The successful candidate will be expected to start in spring, 2023. The candidate will work closely with social scientists, wetland ecologists, and water resource engineers, and our government partners to develop, assess, and communicate NBS design alternatives by engaging stakeholders in a knowledge co-production fashion. The candidate will be expected to work with the team to develop a plan for stakeholder engagement meetings, organize and facilitate stakeholder engagement activities, collect the data from the meetings, analyze the data, and report findings in peer-reviewed manuscripts. Through this work, the candidate will also be expected to develop hypothesis driven research based on their interests.
The ideal candidate will have MS degrees in a relevant field (i.e., geography, urban and regional planning, environmental sociology, ecology, environmental science, or closely related field). The candidate should be excited about working on an interdisciplinary team; interacting with community partners, and conducting both basic and applied research. Further, experience with statistical analysis and programs (e.g., R, Stata, SPSS) and geographic information systems (e.g., ArcGIS, QGIS) are required. Experience with textual analysis programs (e.g., NVivo) is preferred but not required. Additionally, experience with scripting languages (e.g., R, Python, or Matlab) are preferred but not required.
For more information, please contact Dr. Wanyun Shao (firstname.lastname@example.org)
Congratulations to Musfiq Bhuiya on winning the University of Alabama Outstanding Thesis Award! Through strong determination and hard work, Musfiq completed a thesis on an exceedingly important topic: accessibility for people with disabilities to critical facilities during a disaster.
We have so far published one paper developed out of his thesis in the International Journal of Disaster Risk Reduction.
3/31/2022 0 Comments
Our paper has been published in the International Journal of Disaster Risk Reduction (Impact factor: 4.32). Below please find the abstract:
"Climate change has posed serious risks to coastal cities around the world. Effective urban disaster management calls for the coordination between the local government and residents. We propose a comprehensive framework to study urban disaster resilience under climate change with New Orleans of Louisiana in the U.S. as the study area. Municipal hazard mitigation must be sufficient to mitigate these hazards. Residents’ risk perceptions are a vital component of social vulnerability and can shape public decisions to increase disaster resiliency. Because climate change is expected to intensify, it becomes important to ensure that residents’ risk perceptions are considered when developing municipal plans to maximize regional resiliency. This research aims to identify a gap in the hazard mitigation process that can be closed to better prepare the community to manage coastal hazards. To achieve this, an online survey is distributed in the New Orleans metropolitan area to determine residents’ risk perceptions and expectations of the local government’s action. Policy analysis is conducted to identify the priorities held by municipal planners in these issues. Although there is no gap in the perception of risk and municipal mitigation of current coastal hazards, there is a gap between the municipal approach to climate change mitigation and the concern and expectation of actions the residents hold regarding the future effects of climate change. The approach to climate change should be reconsidered on a municipal level and new small-scale personal incentives should be promoted to maximize resiliency toward coastal hazards in the future."
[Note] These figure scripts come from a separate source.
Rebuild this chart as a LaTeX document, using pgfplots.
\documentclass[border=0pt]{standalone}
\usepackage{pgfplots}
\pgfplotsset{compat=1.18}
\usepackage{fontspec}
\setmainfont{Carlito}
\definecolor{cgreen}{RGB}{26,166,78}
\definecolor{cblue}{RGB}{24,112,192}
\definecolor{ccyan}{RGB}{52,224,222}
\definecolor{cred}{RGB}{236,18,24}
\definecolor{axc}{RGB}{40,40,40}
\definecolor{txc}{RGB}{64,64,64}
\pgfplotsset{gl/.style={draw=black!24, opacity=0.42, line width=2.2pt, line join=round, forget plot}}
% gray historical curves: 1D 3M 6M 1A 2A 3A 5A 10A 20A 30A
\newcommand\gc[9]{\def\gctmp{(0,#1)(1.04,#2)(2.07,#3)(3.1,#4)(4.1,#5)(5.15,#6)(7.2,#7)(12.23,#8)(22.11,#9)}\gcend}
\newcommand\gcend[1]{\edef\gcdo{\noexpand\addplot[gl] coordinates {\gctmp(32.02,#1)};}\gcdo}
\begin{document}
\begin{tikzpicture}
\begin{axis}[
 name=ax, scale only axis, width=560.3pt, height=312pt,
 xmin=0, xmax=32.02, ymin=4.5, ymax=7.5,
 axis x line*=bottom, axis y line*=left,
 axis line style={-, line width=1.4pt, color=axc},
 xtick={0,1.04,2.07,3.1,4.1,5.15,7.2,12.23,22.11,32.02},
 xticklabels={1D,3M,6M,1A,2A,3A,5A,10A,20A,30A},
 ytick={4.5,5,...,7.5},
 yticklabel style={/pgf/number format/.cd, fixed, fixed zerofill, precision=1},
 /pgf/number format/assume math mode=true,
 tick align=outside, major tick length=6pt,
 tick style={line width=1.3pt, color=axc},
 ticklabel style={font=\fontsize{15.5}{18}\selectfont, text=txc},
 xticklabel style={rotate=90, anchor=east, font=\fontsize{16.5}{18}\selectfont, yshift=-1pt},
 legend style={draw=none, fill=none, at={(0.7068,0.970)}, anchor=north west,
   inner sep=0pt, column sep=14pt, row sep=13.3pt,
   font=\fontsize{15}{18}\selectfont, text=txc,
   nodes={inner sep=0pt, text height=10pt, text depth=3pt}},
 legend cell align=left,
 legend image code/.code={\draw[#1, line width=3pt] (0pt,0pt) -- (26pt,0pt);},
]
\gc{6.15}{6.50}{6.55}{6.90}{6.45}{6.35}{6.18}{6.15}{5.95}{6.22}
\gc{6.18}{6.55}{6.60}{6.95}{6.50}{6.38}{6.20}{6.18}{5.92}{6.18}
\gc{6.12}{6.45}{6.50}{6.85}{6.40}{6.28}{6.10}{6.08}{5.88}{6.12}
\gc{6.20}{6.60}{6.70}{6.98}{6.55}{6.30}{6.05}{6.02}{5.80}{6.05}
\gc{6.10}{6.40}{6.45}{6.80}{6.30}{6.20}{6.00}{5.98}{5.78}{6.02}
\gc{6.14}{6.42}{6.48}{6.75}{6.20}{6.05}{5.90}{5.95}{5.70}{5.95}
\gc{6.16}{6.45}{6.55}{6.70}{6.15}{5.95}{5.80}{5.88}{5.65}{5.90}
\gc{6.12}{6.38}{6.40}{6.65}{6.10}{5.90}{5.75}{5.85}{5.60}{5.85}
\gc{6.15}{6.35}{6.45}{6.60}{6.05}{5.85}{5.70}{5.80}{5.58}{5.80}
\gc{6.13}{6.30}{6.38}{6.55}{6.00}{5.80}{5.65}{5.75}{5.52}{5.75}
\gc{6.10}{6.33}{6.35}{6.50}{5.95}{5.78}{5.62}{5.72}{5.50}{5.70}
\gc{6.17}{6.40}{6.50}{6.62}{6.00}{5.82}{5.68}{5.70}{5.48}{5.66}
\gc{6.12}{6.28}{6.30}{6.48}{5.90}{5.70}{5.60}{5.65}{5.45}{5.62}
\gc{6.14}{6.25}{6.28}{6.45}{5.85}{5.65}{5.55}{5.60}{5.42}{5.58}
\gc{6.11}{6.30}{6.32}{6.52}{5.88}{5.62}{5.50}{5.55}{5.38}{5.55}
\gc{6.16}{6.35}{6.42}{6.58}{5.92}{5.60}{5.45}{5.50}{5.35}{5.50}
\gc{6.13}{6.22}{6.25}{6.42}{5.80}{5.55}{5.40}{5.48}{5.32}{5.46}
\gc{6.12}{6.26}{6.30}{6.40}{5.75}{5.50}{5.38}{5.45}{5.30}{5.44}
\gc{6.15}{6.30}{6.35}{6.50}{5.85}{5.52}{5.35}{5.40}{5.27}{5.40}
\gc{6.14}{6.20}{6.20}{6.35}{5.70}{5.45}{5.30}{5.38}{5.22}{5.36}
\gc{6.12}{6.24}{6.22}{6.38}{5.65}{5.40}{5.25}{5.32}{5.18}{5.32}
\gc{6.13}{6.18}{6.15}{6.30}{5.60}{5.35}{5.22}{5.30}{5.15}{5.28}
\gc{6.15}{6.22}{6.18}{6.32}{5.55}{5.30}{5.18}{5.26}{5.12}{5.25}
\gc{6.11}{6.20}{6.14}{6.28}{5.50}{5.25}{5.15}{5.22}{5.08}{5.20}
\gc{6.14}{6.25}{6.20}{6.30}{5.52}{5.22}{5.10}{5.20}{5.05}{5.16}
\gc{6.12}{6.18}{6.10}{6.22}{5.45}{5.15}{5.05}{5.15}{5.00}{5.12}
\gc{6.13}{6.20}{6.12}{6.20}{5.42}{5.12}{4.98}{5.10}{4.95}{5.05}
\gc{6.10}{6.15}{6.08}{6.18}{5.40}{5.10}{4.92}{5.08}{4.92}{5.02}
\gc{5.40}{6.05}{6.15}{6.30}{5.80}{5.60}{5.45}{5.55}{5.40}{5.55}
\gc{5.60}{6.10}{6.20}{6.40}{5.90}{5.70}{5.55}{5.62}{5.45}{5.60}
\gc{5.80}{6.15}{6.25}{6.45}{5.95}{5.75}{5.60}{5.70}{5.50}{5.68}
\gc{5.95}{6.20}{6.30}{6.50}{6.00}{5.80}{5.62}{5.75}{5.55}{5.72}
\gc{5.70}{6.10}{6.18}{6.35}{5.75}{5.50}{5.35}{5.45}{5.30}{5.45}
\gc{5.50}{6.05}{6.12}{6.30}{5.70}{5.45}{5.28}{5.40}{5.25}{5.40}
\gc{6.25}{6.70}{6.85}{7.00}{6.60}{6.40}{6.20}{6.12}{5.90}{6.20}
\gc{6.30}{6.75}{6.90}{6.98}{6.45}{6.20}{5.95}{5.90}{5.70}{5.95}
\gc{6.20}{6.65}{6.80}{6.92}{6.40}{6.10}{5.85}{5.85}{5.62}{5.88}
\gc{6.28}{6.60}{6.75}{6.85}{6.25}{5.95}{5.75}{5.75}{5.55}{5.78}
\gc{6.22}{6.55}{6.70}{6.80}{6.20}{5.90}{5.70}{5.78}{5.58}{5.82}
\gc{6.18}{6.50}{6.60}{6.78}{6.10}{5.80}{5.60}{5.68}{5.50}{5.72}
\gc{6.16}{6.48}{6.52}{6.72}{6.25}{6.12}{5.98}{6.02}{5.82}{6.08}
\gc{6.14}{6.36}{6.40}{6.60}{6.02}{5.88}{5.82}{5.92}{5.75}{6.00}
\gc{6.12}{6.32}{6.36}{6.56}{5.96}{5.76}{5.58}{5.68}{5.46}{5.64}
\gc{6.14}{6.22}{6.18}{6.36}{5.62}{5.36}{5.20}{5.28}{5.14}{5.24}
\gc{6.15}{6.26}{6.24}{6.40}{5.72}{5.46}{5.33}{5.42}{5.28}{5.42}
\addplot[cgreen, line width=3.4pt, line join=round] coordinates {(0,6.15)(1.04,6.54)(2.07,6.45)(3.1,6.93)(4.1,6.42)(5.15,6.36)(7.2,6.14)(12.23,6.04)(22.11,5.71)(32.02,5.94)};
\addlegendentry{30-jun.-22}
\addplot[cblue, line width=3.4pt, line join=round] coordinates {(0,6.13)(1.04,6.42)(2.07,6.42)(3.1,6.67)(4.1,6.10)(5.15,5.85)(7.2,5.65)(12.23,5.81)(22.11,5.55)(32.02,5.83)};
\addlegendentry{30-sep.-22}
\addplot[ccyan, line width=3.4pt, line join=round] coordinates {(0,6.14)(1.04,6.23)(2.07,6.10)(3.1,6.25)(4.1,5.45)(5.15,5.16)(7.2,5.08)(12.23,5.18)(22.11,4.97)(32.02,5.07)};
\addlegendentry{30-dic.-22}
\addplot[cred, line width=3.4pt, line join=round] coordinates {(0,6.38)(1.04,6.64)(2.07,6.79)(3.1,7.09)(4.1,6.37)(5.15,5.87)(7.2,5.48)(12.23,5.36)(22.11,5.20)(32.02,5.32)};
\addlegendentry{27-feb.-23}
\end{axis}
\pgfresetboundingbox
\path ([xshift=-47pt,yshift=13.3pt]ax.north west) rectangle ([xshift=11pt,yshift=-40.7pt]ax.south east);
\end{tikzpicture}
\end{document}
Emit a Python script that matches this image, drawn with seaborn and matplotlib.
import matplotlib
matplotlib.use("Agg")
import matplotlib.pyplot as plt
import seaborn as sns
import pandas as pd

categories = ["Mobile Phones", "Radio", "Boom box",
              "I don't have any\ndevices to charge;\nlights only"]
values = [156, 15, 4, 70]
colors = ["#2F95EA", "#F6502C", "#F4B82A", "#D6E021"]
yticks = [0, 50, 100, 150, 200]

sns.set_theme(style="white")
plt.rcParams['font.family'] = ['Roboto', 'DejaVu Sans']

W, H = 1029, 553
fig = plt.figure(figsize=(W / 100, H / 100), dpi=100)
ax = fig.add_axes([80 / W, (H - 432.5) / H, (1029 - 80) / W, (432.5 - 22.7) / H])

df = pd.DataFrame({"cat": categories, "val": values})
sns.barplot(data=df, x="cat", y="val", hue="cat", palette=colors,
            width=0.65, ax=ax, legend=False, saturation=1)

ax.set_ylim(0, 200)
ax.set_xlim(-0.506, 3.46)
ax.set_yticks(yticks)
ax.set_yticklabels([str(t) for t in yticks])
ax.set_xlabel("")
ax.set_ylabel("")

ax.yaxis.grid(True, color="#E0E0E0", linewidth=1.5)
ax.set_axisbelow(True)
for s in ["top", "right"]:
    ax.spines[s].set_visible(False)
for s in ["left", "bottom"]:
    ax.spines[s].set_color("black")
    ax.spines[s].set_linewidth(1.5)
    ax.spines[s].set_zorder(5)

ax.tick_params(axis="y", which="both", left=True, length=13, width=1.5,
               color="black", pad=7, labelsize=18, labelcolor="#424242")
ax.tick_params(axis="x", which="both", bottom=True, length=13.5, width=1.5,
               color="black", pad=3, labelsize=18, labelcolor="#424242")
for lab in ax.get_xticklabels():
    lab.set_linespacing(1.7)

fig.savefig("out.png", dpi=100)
Our paper on community vulnerability to floods and hurricanes in the Gulf Coast has been recognized as the most cited paper in the journal Disasters.
Our new paper, entitled "Public awareness and perceptions of drought: A case study of two cities of Alabama" is published in Risk, Hazards, & Crisis in Public Policy. Below please find the abstract:
"Drought poses serious risks to society. There is, however, a lack of timely public awareness and sufficient public risk perceptions of this hazard due to its gradual onset. Timely and adequate public response is conducive to effective mitigation. It is imperative to understand how the public responds to drought. Using data from multiple sources, situated in two cities (Mobile and Huntsville) of Alabama, our study represents a comprehensive effort to understand public awareness and perceptions of drought. We have made several important findings. First, both physical and social contexts can influence public awareness of drought. Mobile is prone to a variety of coastal hazards and displays high social vulnerability. Residents in this city are thus more sensitive to environmental shocks, especially less frequent ones such as drought. Second, public awareness of drought is not constrained within the immediate drought impact area. Governmental declaration or regulation can bring the issue of drought from one area to the attention of the other area within one state. Third, public perceptions of drought numbers are negatively correlated with perceptions of precipitation but positively associated with perceptions of extreme heat. This finding reflects that the public perception of drought is in line with scientific understanding of drought. Drought is by definition persistent deficit of precipitation. Flash droughts can be triggered by heat waves which are more likely to occur during a drought. We end this study with recommendations for future studies."